Institutionally, for instance, efforts should be made to replicate the policy of participatory budgeting that has proven capable of politically and economically empowering marginalized communities in polities much larger (and poorer) than BiH. Relatedly, academic and policy community efforts, which have as their aim the “reconceptualization” of policy options in BiH, as the recent NATO-sponsored conference at Oxford University, should actually involve people from BiH, especially those who still live there. There are young, educated, and eloquent women and men from Tuzla, Mostar, Banja Luka, Prijedor, and Sarajevo whose perspectives and policy recommendations the international community would do well to, at least, include in their debates on BiH.
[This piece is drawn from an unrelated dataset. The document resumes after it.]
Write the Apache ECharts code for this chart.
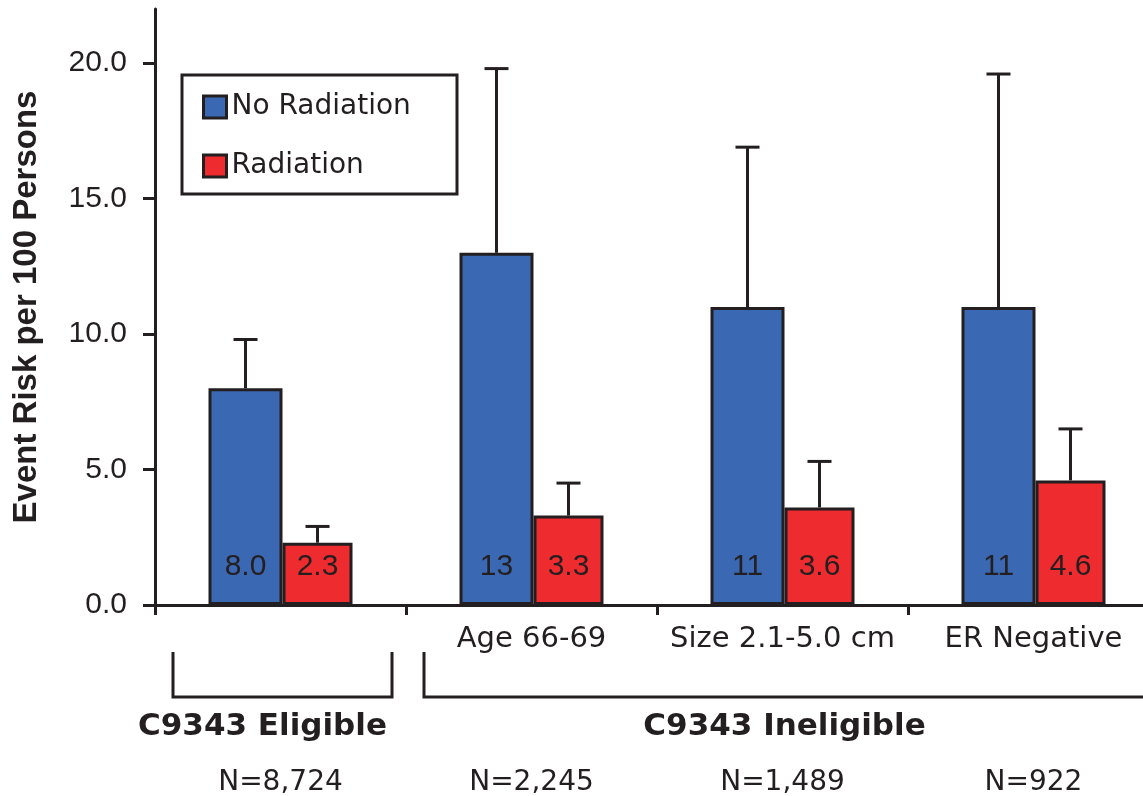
<!DOCTYPE html>
<html>
<head>
<meta charset="utf-8">
<title>Event Risk per 100 Persons</title>
<script src="https://cdn.jsdelivr.net/npm/echarts@6/dist/echarts.min.js"></script>
<style>
  html, body { margin: 0; padding: 0; background: #ffffff; }
  #chart { width: 1143px; height: 796px; }
</style>
</head>
<body>
<div id="chart"></div>
<script>
// ---- data ----
var categories = ['', 'Age 66-69', 'Size 2.1-5.0 cm', 'ER Negative'];
var sampleSizes = ['N=8,724', 'N=2,245', 'N=1,489', 'N=922'];
var noRadiation = [8.0, 13, 11, 11];
var noRadiationUpper = [9.8, 19.8, 16.9, 19.6];
var radiation = [2.3, 3.3, 3.6, 4.6];
var radiationUpper = [2.9, 4.5, 5.3, 6.5];
var yTicks = [0, 5, 10, 15, 20];
var groupNames = ['C9343 Eligible', 'C9343 Ineligible'];
var groupSpans = [[0, 0], [1, 3]];

// ---- styling ----
var INK = '#231f20';
var BLUE = '#3b68b2';
var RED = '#ee2b2f';
var SANS = '"Liberation Sans", Arial, Helvetica, sans-serif';
var WIDE = '"DejaVu Sans", Verdana, sans-serif';
var BLUE_W = 74;
var RED_W = 70;
var CAP = 24;

// horizontal offset of each bar's centre from its category centre
var blueOffset = -(BLUE_W + RED_W) / 2 + BLUE_W / 2;
var redOffset = -(BLUE_W + RED_W) / 2 + BLUE_W + RED_W / 2;

function fmtValue(v) {
  return v < 10 ? v.toFixed(1) : String(Math.round(v));
}

// upward error bar with a cap, starting at the bar top
function errorBar(offset) {
  return function (params, api) {
    var i = api.value(0);
    var base = api.coord([i, api.value(1)]);
    var top = api.coord([i, api.value(2)]);
    var x = base[0] + offset;
    return {
      type: 'group',
      children: [
        { type: 'line', shape: { x1: x, y1: base[1], x2: x, y2: top[1] },
          style: { stroke: INK, lineWidth: 3 } },
        { type: 'line', shape: { x1: x - CAP / 2, y1: top[1], x2: x + CAP / 2, y2: top[1] },
          style: { stroke: INK, lineWidth: 3 } }
      ]
    };
  };
}

// bracket under a run of categories, with the group name below it
function bracket(params, api) {
  var s = api.value(0), e = api.value(1);
  var band = api.size([1, 0])[0];
  var y0 = api.coord([0, 0])[1];
  var x0 = api.coord([s, 0])[0] - band / 2 + 18;
  var x1 = api.coord([e, 0])[0] + band / 2 - 14;
  var yLine = y0 + 92, yTop = y0 + 47;
  var labelX = s === e ? x0 - 14 + (x1 - x0) / 2 - 6 : (x0 + x1) / 2;
  return {
    type: 'group',
    children: [
      { type: 'polyline', shape: { points: [[x0, yTop], [x0, yLine], [x1, yLine], [x1, yTop]] },
        style: { stroke: INK, lineWidth: 3, fill: null } },
      { type: 'text', x: labelX, y: y0 + 122,
        style: { text: groupNames[params.dataIndex], fill: INK, font: 'bold 31px ' + WIDE,
                 align: 'center', verticalAlign: 'middle' } }
    ]
  };
}

var chart = echarts.init(document.getElementById('chart'));

chart.setOption({
  animation: false,
  backgroundColor: '#ffffff',
  grid: { left: 155, top: 9, width: 1004, bottom: 191, outerBoundsMode: 'none', containLabel: false },
  graphic: [{
    type: 'rect', z: 10,
    shape: { x: 182, y: 75, width: 275, height: 119 },
    style: { fill: '#ffffff', stroke: INK, lineWidth: 3 }
  }],
  legend: {
    z: 20,
    orient: 'vertical',
    left: 202, top: 92, padding: 0,
    itemWidth: 23, itemHeight: 22, itemGap: 29,
    icon: 'rect',
    itemStyle: { borderColor: INK, borderWidth: 3 },
    textStyle: { fontFamily: WIDE, fontSize: 28, color: INK, lineHeight: 30 },
    data: ['No Radiation', 'Radiation']
  },
  xAxis: [{
    type: 'category',
    data: categories,
    axisLine: { lineStyle: { color: INK, width: 3 } },
    axisTick: { show: true, length: 10, lineStyle: { color: INK, width: 3 } },
    axisLabel: { margin: 20, fontFamily: WIDE, fontSize: 29, color: INK, interval: 0 }
  }, {
    type: 'category',
    position: 'bottom',
    data: sampleSizes,
    axisLine: { show: false },
    axisTick: { show: false },
    axisLabel: { margin: 164, fontFamily: WIDE, fontSize: 28, color: INK, interval: 0 }
  }],
  yAxis: {
    type: 'value',
    min: 0, max: 22, interval: 5,
    name: 'Event Risk per 100 Persons',
    nameLocation: 'middle',
    nameGap: 112,
    nameTextStyle: { fontFamily: SANS, fontWeight: 'bold', fontSize: 33, color: INK },
    axisLine: { show: true, lineStyle: { color: INK, width: 3 } },
    axisTick: { show: true, length: 12, lineStyle: { color: INK, width: 3 }, customValues: yTicks },
    axisLabel: { margin: 28, fontFamily: SANS, fontSize: 30, color: INK, customValues: yTicks,
                 formatter: function (v) { return v.toFixed(1); } },
    splitLine: { show: false }
  },
  series: [{
    type: 'custom', name: 'noRadErr', z: 1, clip: false,
    renderItem: errorBar(blueOffset),
    encode: { x: 0, y: [1, 2] },
    data: noRadiation.map(function (v, i) { return [i, v, noRadiationUpper[i]]; })
  }, {
    type: 'custom', name: 'radErr', z: 1, clip: false,
    renderItem: errorBar(redOffset),
    encode: { x: 0, y: [1, 2] },
    data: radiation.map(function (v, i) { return [i, v, radiationUpper[i]]; })
  }, {
    type: 'bar', name: 'No Radiation', z: 3,
    barWidth: BLUE_W, barGap: '0%',
    itemStyle: { color: BLUE, borderColor: INK, borderWidth: 3 },
    label: { show: true, position: 'insideBottom', distance: 23, fontFamily: SANS, fontSize: 30,
             color: INK, formatter: function (p) { return fmtValue(p.value); } },
    data: noRadiation
  }, {
    type: 'bar', name: 'Radiation', z: 3,
    barWidth: RED_W, barGap: '0%',
    itemStyle: { color: RED, borderColor: INK, borderWidth: 3 },
    label: { show: true, position: 'insideBottom', distance: 23, fontFamily: SANS, fontSize: 30,
             color: INK, formatter: function (p) { return fmtValue(p.value); } },
    data: radiation
  }, {
    type: 'custom', name: 'groups', clip: false, silent: true,
    renderItem: bracket,
    encode: { x: [0, 1] },
    data: groupSpans
  }]
});
</script>
</body>
</html>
Above all, however, remains the responsibility of ordinary Bosnians and Herzegovinians themselves to be involved and to intervene in the politics of their country. In the end, there are neither substitutes nor any foreign solutions available to one’s own agency in their own affairs. The electoral system is unduly skewed towards ethno-nationalist parties in BiH but this does not negate the importance of citizens still supporting civic and reformist parties at the polls. Nor does electoral participation absolve citizens of their responsibility to participate in extra-parliamentary forms of protest, whenever necessary. Both are and will remain required if BiH is to have any realistic chance of substantive democratic reform.